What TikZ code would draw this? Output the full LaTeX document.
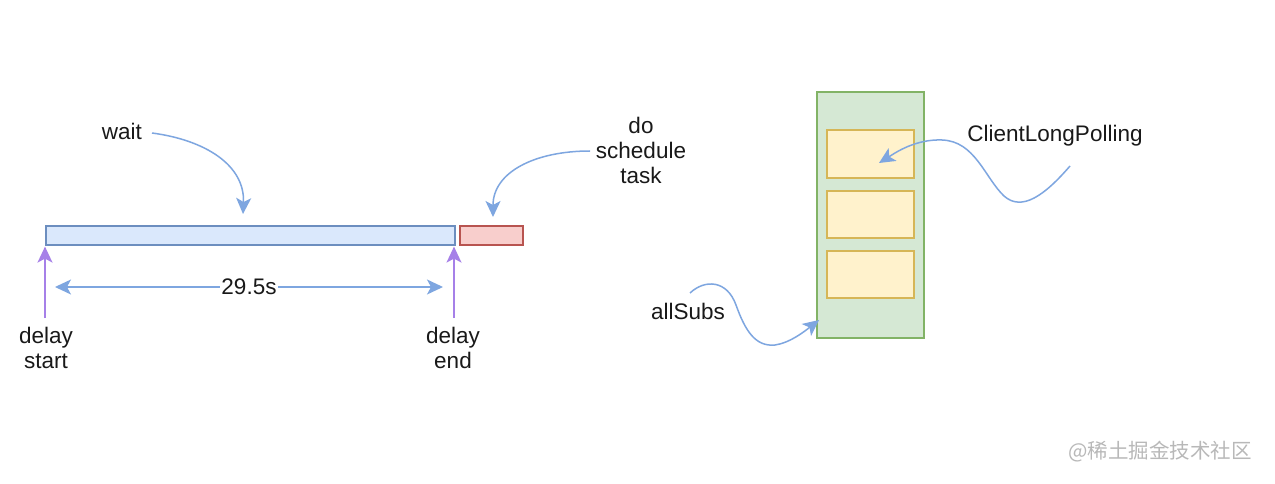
\documentclass[tikz,border=0pt]{standalone}
\usepackage{fontspec}
\setmainfont{Liberation Sans}
\newfontfamily\cjk{Noto Sans CJK SC}
\usetikzlibrary{arrows.meta}
\definecolor{bluefill}{HTML}{DAE8FC}
\definecolor{bluestroke}{HTML}{6C8EBF}
\definecolor{redfill}{HTML}{F8CECC}
\definecolor{redstroke}{HTML}{B85450}
\definecolor{greenfill}{HTML}{D5E8D4}
\definecolor{greenstroke}{HTML}{82B366}
\definecolor{yellowfill}{HTML}{FFF2CC}
\definecolor{yellowstroke}{HTML}{D6B656}
\definecolor{arrowblue}{HTML}{7EA6E0}
\definecolor{arrowpurple}{HTML}{A680E8}
\definecolor{wmgray}{HTML}{B8B8B8}
\begin{document}
\begin{tikzpicture}[x=1pt,y=-1pt,
  txt/.style={font=\fontsize{22.5}{25}\selectfont, align=center, inner sep=0pt, text=black!90},
  barbox/.style={draw, line width=1.6pt, inner sep=0pt, anchor=north west},
  bluearrow/.style={draw=arrowblue, line width=1.5pt, -{Stealth[length=16pt,width=15pt,inset=4pt]}},
  purplearrow/.style={draw=arrowpurple, line width=1.5pt, -{Stealth[length=16pt,width=15pt,inset=4pt]}},
  dblarrow/.style={draw=arrowblue, line width=1.5pt, {Stealth[length=16pt,width=15pt,inset=4pt]}-{Stealth[length=16pt,width=15pt,inset=4pt]}}
]
\useasboundingbox (0,0) rectangle (1275,484);
\fill[white] (0,0) rectangle (1275,484);

% timeline bars
\node[barbox, draw=bluestroke, fill=bluefill, minimum width=409pt, minimum height=19pt] (waitbar) at (45,225) {};
\node[barbox, draw=redstroke, fill=redfill, minimum width=63pt, minimum height=19pt] (taskbar) at (459,225) {};

% labels
\node[txt] (waitlbl) at (122,131) {wait};
\node[txt] (dolbl) at (641,150) {do\\schedule\\task};
\node[txt] (startlbl) at (46,348) {delay\\start};
\node[txt] (endlbl) at (453,348) {delay\\end};

% wait arrow
\coordinate (w0) at (152,133);
\coordinate (w1) at (243,214);
\draw[bluearrow] (w0) .. controls (205,140) and (245,165) .. (w1);

% do schedule task arrow
\coordinate (d0) at (590,151);
\coordinate (d1) at (493,217);
\draw[bluearrow] (d0) .. controls (535,151) and (493,172) .. (d1);

% purple arrows
\coordinate (ps) at (45,318);
\coordinate (pe) at (454,318);
\draw[purplearrow] (ps) -- ([yshift=-1pt]ps |- waitbar.south);
\draw[purplearrow] (pe) -- ([yshift=-1pt]pe |- waitbar.south);

% 29.5s double arrow
\coordinate (a0) at (55,287);
\coordinate (a1) at (443,287);
\draw[dblarrow] (a0) -- node[txt, fill=white, inner xsep=1pt, inner ysep=1pt] (duration) {29.5s} (a1);

% right side: container
\node[barbox, draw=greenstroke, fill=greenfill, minimum width=107pt, minimum height=246pt] (subs) at (816,91) {};
\node[barbox, draw=yellowstroke, fill=yellowfill, minimum width=87pt, minimum height=48pt] (s1) at (826,129) {};
\node[barbox, draw=yellowstroke, fill=yellowfill, minimum width=87pt, minimum height=47pt] (s2) at (826,190) {};
\node[barbox, draw=yellowstroke, fill=yellowfill, minimum width=87pt, minimum height=47pt] (s3) at (826,250) {};

\node[txt] (clp) at (1055,136) {ClientLongPolling};
\node[txt] (alls) at (688,311) {allSubs};

% ClientLongPolling arrow
\coordinate (c0) at (1070,166);
\coordinate (c1) at (879,163);
\draw[bluearrow] (c0) .. controls (1045,195) and (1022,212) .. (1004,196)
  .. controls (985,178) and (975,141) .. (942,140)
  .. controls (915,139) and (895,153) .. (c1);

% allSubs arrow
\coordinate (b0) at (690,293);
\coordinate (b1) at (819,320);
\draw[bluearrow] (b0) .. controls (705,279) and (727,280) .. (736,305)
  .. controls (745,330) and (755,347) .. (775,345)
  .. controls (790,343) and (805,331) .. (b1);

% watermark
\node[font=\cjk\fontsize{20.5}{22}\selectfont, text=wmgray, inner sep=0pt] (wm) at (1160,452) {@稀土掘金技术社区};
\end{tikzpicture}
\end{document}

-- GOAL --
Omit every picture while copying the listing above exactly.

-- TASK OUTPUT --
What TikZ code would draw this? Output the full LaTeX document.
\documentclass[tikz,border=0pt]{standalone}
\usepackage{fontspec}
\setmainfont{Liberation Sans}
\newfontfamily\cjk{Noto Sans CJK SC}
\usetikzlibrary{arrows.meta}
\definecolor{bluefill}{HTML}{DAE8FC}
\definecolor{bluestroke}{HTML}{6C8EBF}
\definecolor{redfill}{HTML}{F8CECC}
\definecolor{redstroke}{HTML}{B85450}
\definecolor{greenfill}{HTML}{D5E8D4}
\definecolor{greenstroke}{HTML}{82B366}
\definecolor{yellowfill}{HTML}{FFF2CC}
\definecolor{yellowstroke}{HTML}{D6B656}
\definecolor{arrowblue}{HTML}{7EA6E0}
\definecolor{arrowpurple}{HTML}{A680E8}
\definecolor{wmgray}{HTML}{B8B8B8}
\begin{document}
\begin{tikzpicture}[x=1pt,y=-1pt,
  txt/.style={font=\fontsize{22.5}{25}\selectfont, align=center, inner sep=0pt, text=black!90},
  barbox/.style={draw, line width=1.6pt, inner sep=0pt, anchor=north west},
  bluearrow/.style={draw=arrowblue, line width=1.5pt, -{Stealth[length=16pt,width=15pt,inset=4pt]}},
  purplearrow/.style={draw=arrowpurple, line width=1.5pt, -{Stealth[length=16pt,width=15pt,inset=4pt]}},
  dblarrow/.style={draw=arrowblue, line width=1.5pt, {Stealth[length=16pt,width=15pt,inset=4pt]}-{Stealth[length=16pt,width=15pt,inset=4pt]}}
]
\useasboundingbox (0,0) rectangle (1275,484);
\fill[white] (0,0) rectangle (1275,484);

% timeline bars
\node[barbox, draw=bluestroke, fill=bluefill, minimum width=409pt, minimum height=19pt] (waitbar) at (45,225) {};
\node[barbox, draw=redstroke, fill=redfill, minimum width=63pt, minimum height=19pt] (taskbar) at (459,225) {};

% labels
\node[txt] (waitlbl) at (122,131) {wait};
\node[txt] (dolbl) at (641,150) {do\\schedule\\task};
\node[txt] (startlbl) at (46,348) {delay\\start};
\node[txt] (endlbl) at (453,348) {delay\\end};

% wait arrow
\coordinate (w0) at (152,133);
\coordinate (w1) at (243,214);
\draw[bluearrow] (w0) .. controls (205,140) and (245,165) .. (w1);

% do schedule task arrow
\coordinate (d0) at (590,151);
\coordinate (d1) at (493,217);
\draw[bluearrow] (d0) .. controls (535,151) and (493,172) .. (d1);

% purple arrows
\coordinate (ps) at (45,318);
\coordinate (pe) at (454,318);
\draw[purplearrow] (ps) -- ([yshift=-1pt]ps |- waitbar.south);
\draw[purplearrow] (pe) -- ([yshift=-1pt]pe |- waitbar.south);

% 29.5s double arrow
\coordinate (a0) at (55,287);
\coordinate (a1) at (443,287);
\draw[dblarrow] (a0) -- node[txt, fill=white, inner xsep=1pt, inner ysep=1pt] (duration) {29.5s} (a1);

% right side: container
\node[barbox, draw=greenstroke, fill=greenfill, minimum width=107pt, minimum height=246pt] (subs) at (816,91) {};
\node[barbox, draw=yellowstroke, fill=yellowfill, minimum width=87pt, minimum height=48pt] (s1) at (826,129) {};
\node[barbox, draw=yellowstroke, fill=yellowfill, minimum width=87pt, minimum height=47pt] (s2) at (826,190) {};
\node[barbox, draw=yellowstroke, fill=yellowfill, minimum width=87pt, minimum height=47pt] (s3) at (826,250) {};

\node[txt] (clp) at (1055,136) {ClientLongPolling};
\node[txt] (alls) at (688,311) {allSubs};

% ClientLongPolling arrow
\coordinate (c0) at (1070,166);
\coordinate (c1) at (879,163);
\draw[bluearrow] (c0) .. controls (1045,195) and (1022,212) .. (1004,196)
  .. controls (985,178) and (975,141) .. (942,140)
  .. controls (915,139) and (895,153) .. (c1);

% allSubs arrow
\coordinate (b0) at (690,293);
\coordinate (b1) at (819,320);
\draw[bluearrow] (b0) .. controls (705,279) and (727,280) .. (736,305)
  .. controls (745,330) and (755,347) .. (775,345)
  .. controls (790,343) and (805,331) .. (b1);

% watermark
\node[font=\cjk\fontsize{20.5}{22}\selectfont, text=wmgray, inner sep=0pt] (wm) at (1160,452) {@稀土掘金技术社区};
\end{tikzpicture}
\end{document}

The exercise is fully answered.